- **Goal**: Using the listing below, copy exactly the lines from the one containing "Generate a LaTeX" to the one containing "(clB) at (587,107)", both lines included, and no others.
━━━━
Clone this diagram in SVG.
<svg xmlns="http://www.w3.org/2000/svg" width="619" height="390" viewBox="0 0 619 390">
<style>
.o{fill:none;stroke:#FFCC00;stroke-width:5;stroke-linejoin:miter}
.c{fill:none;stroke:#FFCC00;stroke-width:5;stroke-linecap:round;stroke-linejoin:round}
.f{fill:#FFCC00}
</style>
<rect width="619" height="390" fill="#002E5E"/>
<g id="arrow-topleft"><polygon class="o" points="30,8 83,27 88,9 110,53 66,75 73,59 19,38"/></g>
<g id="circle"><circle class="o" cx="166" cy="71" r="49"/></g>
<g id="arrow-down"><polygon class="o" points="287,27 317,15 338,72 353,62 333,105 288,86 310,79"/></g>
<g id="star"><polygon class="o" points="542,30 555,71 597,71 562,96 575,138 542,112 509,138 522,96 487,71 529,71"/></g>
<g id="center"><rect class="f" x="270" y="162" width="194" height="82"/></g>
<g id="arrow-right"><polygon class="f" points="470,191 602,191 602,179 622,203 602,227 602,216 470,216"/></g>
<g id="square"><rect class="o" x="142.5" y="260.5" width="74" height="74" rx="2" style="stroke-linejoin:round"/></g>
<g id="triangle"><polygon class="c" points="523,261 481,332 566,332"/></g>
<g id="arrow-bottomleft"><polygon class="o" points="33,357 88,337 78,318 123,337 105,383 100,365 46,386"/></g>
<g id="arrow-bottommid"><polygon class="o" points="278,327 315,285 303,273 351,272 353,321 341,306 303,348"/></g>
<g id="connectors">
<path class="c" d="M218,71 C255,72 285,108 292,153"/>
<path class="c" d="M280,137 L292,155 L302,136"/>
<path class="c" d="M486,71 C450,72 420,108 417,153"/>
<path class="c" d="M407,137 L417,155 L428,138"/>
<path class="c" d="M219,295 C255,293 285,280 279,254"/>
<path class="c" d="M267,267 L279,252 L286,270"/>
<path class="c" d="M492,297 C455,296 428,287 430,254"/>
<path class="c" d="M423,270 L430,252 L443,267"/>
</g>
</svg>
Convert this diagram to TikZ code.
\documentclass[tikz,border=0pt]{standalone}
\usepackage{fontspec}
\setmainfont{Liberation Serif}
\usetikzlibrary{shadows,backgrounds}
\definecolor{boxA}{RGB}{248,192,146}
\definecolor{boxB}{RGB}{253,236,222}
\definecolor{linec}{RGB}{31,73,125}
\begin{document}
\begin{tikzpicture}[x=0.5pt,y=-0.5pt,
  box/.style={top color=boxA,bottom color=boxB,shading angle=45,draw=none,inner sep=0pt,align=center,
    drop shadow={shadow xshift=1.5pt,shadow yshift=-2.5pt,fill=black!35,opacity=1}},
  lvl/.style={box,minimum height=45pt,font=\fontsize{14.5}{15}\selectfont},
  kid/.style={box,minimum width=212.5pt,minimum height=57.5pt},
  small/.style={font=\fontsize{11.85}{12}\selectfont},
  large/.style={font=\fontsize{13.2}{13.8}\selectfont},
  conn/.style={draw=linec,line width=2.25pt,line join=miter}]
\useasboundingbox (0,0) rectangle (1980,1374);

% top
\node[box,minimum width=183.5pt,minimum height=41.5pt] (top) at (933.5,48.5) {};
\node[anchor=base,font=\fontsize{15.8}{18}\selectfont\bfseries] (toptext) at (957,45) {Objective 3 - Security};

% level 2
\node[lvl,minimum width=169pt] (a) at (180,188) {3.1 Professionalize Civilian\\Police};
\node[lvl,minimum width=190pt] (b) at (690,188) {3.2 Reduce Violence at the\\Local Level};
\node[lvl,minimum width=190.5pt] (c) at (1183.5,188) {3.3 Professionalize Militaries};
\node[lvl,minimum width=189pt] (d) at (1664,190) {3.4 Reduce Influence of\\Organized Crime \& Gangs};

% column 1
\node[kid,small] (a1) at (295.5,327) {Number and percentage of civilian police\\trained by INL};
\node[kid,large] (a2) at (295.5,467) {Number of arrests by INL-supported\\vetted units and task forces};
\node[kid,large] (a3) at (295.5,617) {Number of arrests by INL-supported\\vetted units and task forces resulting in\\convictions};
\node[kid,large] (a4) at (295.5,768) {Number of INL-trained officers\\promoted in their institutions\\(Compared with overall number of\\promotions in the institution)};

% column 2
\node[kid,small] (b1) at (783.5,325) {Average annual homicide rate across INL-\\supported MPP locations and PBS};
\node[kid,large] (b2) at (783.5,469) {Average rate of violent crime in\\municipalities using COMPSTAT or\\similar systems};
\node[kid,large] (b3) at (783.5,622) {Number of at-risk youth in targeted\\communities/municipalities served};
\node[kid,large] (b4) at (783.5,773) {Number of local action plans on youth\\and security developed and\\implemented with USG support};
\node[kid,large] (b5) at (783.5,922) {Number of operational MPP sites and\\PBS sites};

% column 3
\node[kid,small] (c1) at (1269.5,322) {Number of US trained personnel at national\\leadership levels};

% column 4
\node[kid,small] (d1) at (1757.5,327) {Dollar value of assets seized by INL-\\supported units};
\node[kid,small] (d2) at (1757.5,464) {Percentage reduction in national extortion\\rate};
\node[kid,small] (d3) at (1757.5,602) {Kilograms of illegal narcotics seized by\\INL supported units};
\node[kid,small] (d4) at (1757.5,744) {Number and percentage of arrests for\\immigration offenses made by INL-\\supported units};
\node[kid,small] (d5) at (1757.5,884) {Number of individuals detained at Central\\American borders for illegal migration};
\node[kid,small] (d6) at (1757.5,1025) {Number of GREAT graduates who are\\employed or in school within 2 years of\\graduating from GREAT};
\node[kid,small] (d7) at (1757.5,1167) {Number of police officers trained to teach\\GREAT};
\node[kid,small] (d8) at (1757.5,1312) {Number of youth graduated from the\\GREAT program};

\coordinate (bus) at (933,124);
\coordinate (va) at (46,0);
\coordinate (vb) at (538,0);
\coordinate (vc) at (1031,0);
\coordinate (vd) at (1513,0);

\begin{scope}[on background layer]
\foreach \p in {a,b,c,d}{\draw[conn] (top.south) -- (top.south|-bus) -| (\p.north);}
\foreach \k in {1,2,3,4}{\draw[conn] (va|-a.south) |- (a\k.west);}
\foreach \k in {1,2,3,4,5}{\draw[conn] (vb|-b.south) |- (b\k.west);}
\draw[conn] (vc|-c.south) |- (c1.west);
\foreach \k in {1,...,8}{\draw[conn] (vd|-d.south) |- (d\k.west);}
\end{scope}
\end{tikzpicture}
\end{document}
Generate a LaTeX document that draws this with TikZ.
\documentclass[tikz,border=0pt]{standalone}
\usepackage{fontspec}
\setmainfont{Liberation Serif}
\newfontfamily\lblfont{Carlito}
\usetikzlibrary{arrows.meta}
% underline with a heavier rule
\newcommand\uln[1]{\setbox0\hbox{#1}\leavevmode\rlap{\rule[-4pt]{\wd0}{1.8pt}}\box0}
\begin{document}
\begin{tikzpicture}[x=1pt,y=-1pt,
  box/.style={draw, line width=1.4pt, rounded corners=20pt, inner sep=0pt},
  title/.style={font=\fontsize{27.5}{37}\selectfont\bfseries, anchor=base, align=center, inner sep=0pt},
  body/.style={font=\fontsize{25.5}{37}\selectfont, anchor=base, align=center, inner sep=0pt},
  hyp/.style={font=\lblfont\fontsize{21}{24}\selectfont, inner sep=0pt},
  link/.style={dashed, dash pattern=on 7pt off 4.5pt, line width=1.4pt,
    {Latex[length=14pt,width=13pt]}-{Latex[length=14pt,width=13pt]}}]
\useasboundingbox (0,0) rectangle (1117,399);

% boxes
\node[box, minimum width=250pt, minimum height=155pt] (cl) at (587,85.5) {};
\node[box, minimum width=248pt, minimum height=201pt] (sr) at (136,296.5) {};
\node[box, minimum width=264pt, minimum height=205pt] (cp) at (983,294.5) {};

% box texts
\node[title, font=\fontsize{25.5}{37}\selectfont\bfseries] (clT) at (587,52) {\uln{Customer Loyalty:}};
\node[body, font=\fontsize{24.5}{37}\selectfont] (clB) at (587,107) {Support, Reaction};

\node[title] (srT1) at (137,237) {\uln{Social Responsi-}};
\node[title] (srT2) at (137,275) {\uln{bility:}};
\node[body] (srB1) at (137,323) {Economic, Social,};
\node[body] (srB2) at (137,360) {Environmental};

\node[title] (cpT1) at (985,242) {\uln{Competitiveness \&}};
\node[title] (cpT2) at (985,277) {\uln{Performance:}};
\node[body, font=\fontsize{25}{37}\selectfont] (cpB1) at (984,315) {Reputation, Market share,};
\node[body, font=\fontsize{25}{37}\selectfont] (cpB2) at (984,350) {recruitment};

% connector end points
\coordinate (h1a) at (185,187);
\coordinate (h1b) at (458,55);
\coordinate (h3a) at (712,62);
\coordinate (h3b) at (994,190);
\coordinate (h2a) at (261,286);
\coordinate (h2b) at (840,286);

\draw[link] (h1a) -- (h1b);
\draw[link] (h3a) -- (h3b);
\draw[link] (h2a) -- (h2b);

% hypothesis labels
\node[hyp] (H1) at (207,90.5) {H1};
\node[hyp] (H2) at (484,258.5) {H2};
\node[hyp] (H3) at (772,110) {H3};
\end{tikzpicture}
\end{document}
━━━━
- **Task output**:
Generate a LaTeX document that draws this with TikZ.
\documentclass[tikz,border=0pt]{standalone}
\usepackage{fontspec}
\setmainfont{Liberation Serif}
\newfontfamily\lblfont{Carlito}
\usetikzlibrary{arrows.meta}
% underline with a heavier rule
\newcommand\uln[1]{\setbox0\hbox{#1}\leavevmode\rlap{\rule[-4pt]{\wd0}{1.8pt}}\box0}
\begin{document}
\begin{tikzpicture}[x=1pt,y=-1pt,
  box/.style={draw, line width=1.4pt, rounded corners=20pt, inner sep=0pt},
  title/.style={font=\fontsize{27.5}{37}\selectfont\bfseries, anchor=base, align=center, inner sep=0pt},
  body/.style={font=\fontsize{25.5}{37}\selectfont, anchor=base, align=center, inner sep=0pt},
  hyp/.style={font=\lblfont\fontsize{21}{24}\selectfont, inner sep=0pt},
  link/.style={dashed, dash pattern=on 7pt off 4.5pt, line width=1.4pt,
    {Latex[length=14pt,width=13pt]}-{Latex[length=14pt,width=13pt]}}]
\useasboundingbox (0,0) rectangle (1117,399);

% boxes
\node[box, minimum width=250pt, minimum height=155pt] (cl) at (587,85.5) {};
\node[box, minimum width=248pt, minimum height=201pt] (sr) at (136,296.5) {};
\node[box, minimum width=264pt, minimum height=205pt] (cp) at (983,294.5) {};

% box texts
\node[title, font=\fontsize{25.5}{37}\selectfont\bfseries] (clT) at (587,52) {\uln{Customer Loyalty:}};
\node[body, font=\fontsize{24.5}{37}\selectfont] (clB) at (587,107) {Support, Reaction};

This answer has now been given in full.